The instruments and scales used in this study to measure intentions and behaviours were tailored to the ethnic minority response group using results from qualitative interviews. This meant that the number of items had to be limited, but the words and expressions used in the questionnaire are familiar to the Turkish respondents. The further development of robust instruments and scales for ethnic minority groups is recommended.

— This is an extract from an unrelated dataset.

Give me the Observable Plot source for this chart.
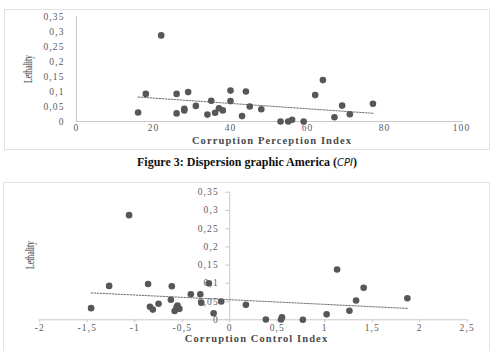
<!DOCTYPE html>
<html>
<head>
<meta charset="utf-8">
<script src="https://cdn.jsdelivr.net/npm/d3@7"></script>
<script src="https://cdn.jsdelivr.net/npm/@observablehq/plot@0.6"></script>
<style>
  html, body { margin: 0; padding: 0; background: #fff; }
  body { width: 494px; height: 351px; position: relative; overflow: hidden; font-family: "Liberation Serif", serif; }
  .box { position: absolute; border: 1px solid #e2e2e2; box-sizing: border-box; background: #fff; }
  .plot { position: absolute; }
  .ylab { position: absolute; font-family: "Liberation Serif", serif; font-size: 12.5px; color: #404040;
          white-space: nowrap; transform: translate(-50%, -50%) rotate(-90deg) scaleX(0.62); }
  .caption { position: absolute; left: 0; width: 494px; text-align: center; font-weight: bold; font-size: 12px; color: #111; }
  .caption i { font-family: "DejaVu Sans", sans-serif; font-weight: normal; font-size: 10px; }
</style>
</head>
<body>
<div class="box" style="left:4px;top:9px;width:486px;height:141px"></div>
<div class="box" style="left:3px;top:182px;width:487px;height:190px"></div>
<div id="top" class="plot" style="left:4px;top:9px"></div>
<div id="bottom" class="plot" style="left:4px;top:183px"></div>
<div class="ylab" style="left:28px;top:69px">Lethality</div>
<div class="ylab" style="left:30px;top:255px">Lethality</div>
<div class="caption" style="top:155px">Figure 3: Dispersion graphic America (<i>CPI</i>)</div>
<script>
// Corruption Perception Index vs. lethality, one value per country
const cpi = [16, 18, 22, 26, 26, 28, 28, 29, 31, 34, 35, 36, 37, 38, 40, 40, 43, 44, 45, 48, 53, 55, 56, 59, 62, 64, 67, 69, 71, 77];
const lethalityCpi = [0.03, 0.092, 0.287, 0.092, 0.027, 0.042, 0.037, 0.098, 0.052, 0.023, 0.069, 0.029, 0.044, 0.037, 0.103, 0.068, 0.018, 0.1, 0.05, 0.041, 0, 0, 0.006, 0, 0.088, 0.138, 0.014, 0.053, 0.024, 0.059];

// Corruption Control Index vs. lethality
const cci = [-1.46, -1.27, -1.06, -0.86, -0.84, -0.81, -0.75, -0.61, -0.62, -0.58, -0.56, -0.53, -0.55, -0.41, -0.31, -0.30, -0.22, -0.17, -0.09, 0.17, 0.38, 0.54, 0.55, 0.77, 1.02, 1.13, 1.26, 1.33, 1.41, 1.87];
const lethalityCci = [0.032, 0.093, 0.287, 0.098, 0.036, 0.028, 0.044, 0.092, 0.055, 0.024, 0.034, 0.03, 0.039, 0.07, 0.07, 0.047, 0.1, 0.018, 0.05, 0.041, 0.001, 0.001, 0.007, 0, 0.015, 0.138, 0.025, 0.053, 0.088, 0.059];

// Axis ticks
const lethalityTicks = [0, 0.05, 0.1, 0.15, 0.2, 0.25, 0.3, 0.35];
const cpiTicks = [0, 20, 40, 60, 80, 100];
const cciTicks = [-2, -1.5, -1, -0.5, 0, 0.5, 1, 1.5, 2, 2.5];

const titleCpi = "Corruption Perception Index";
const titleCci = "Corruption Control Index";

const decimalComma = d => String(d).replace(".", ",");
const rowsCpi = cpi.map((x, i) => ({x, y: lethalityCpi[i]}));
const rowsCci = cci.map((x, i) => ({x, y: lethalityCci[i]}));

const dotColor = "#575757";
const axisColor = "#c8c8c8";
const labelColor = "#5a5a5a";
const titleStyle = {fontSize: 10.5, fontWeight: "bold", fill: "#4a4a4a"};
// wide-tracked serif lettering for all chart text
const chartStyle = {fontFamily: "Liberation Serif, serif", fontSize: "9.5px", letterSpacing: "1.1px", color: labelColor, background: "transparent"};

const topPlot = Plot.plot({
  width: 485, height: 140,
  marginLeft: 72, marginRight: 28, marginTop: 7, marginBottom: 28,
  style: chartStyle,
  x: {domain: [0, 100], label: null},
  y: {domain: [0, 0.35], label: null},
  marks: [
    Plot.ruleY([0], {stroke: axisColor, insetRight: -2}),
    Plot.ruleX([0], {stroke: axisColor}),
    Plot.axisX(cpiTicks, {label: null, tickSize: 0, tickPadding: 3, tickFormat: d => d, fill: labelColor}),
    Plot.axisY(lethalityTicks, {label: null, tickSize: 0, tickPadding: 12, tickFormat: decimalComma, fill: labelColor}),
    Plot.text([titleCpi], {frameAnchor: "bottom", dy: 22, dx: 3, text: d => d, ...titleStyle}),
    Plot.linearRegressionY(rowsCpi, {x: "x", y: "y", ci: 0, stroke: "#6a6a6a", strokeWidth: 1, strokeDasharray: "1.5,1.5"}),
    Plot.dot(rowsCpi, {x: "x", y: "y", r: 3.3, fill: dotColor})
  ]
});
document.getElementById("top").append(topPlot);

const bottomPlot = Plot.plot({
  width: 485, height: 168,
  marginLeft: 35.3, marginRight: 22.3, marginTop: 8.7, marginBottom: 31.7,
  style: chartStyle,
  x: {domain: [-2, 2.5], label: null},
  y: {domain: [0, 0.35], label: null, axis: null},
  marks: [
    Plot.ruleY([0], {stroke: axisColor}),
    Plot.ruleX([0], {stroke: axisColor}),
    Plot.axisX(cciTicks, {label: null, tickSize: 3, tickPadding: 1.5, stroke: axisColor, tickFormat: decimalComma, fill: labelColor}),
    // y axis crosses at x = 0
    Plot.ruleY(lethalityTicks, {x1: 0, x2: 0, insetLeft: -4, stroke: axisColor}),
    Plot.text(lethalityTicks, {x: 0, y: d => d, text: decimalComma, dx: -11, textAnchor: "end", fill: labelColor}),
    Plot.text([titleCci], {frameAnchor: "bottom", dy: 22.5, dx: 3, text: d => d, ...titleStyle}),
    Plot.linearRegressionY(rowsCci, {x: "x", y: "y", ci: 0, stroke: "#6a6a6a", strokeWidth: 1, strokeDasharray: "1.5,1.5"}),
    Plot.dot(rowsCci, {x: "x", y: "y", r: 3.3, fill: dotColor})
  ]
});
document.getElementById("bottom").append(bottomPlot);
</script>
</body>
</html>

Several implications of the study results for preventive practice can be mentioned. Special attention has to be paid to the ethnicity of the target population when addressing parental overweight related preventive behaviours, given the differences between ethnic groups with regard to the behavioural outcomes of this study. The finding in literature that it is important to use a cultural approach to prevention, appropriate for norms and customs of the ethnic group, also applies to overweight and obesity behaviour
[15, 28, 29]. Adaption of interventions to places and locations where the ethnic groups can be found, language, values and norms with regard to food quality and intake, and other cultural aspects are important to improve their reach among the targeted audiences
. As for most outcomes no interaction could be found between TPB-factors and ethnicity, it is hypothesized that preventive interventions targeting parents who contemplate or intend to change their behaviour, may follow a general theory-based approach to the social norms and attitudes with regard to overweight prevention or management in children, regardless of the ethnicity of the target population. However, for the intention to monitor outdoor play, the perceived social norm in Turkish parents could be strengthened, which implies that the perceived lack of support from the family with regard to overweight prevention has to be targeted also. When change of the actual behaviour of the child is aimed, the parent’s perceived behavioural control with respect to monitoring the physical activity and diet of the child appears an option for intervention. Furthermore, educational programmes and screening programmes should take into account the parent’s perception of a child’s weight status. Further research is advised into behavioural determinants regarding children’s dietary behaviour. Moreover, more insight has to be gained into behavioural determinants of dietary and physical behaviours in other ethnic groups. It is generally recommended that interventions to prevent overweight and obesity should start at an early child age. Our finding that parents intend to monitor physical activity and eating behaviour when the child is still young supports this recommendation.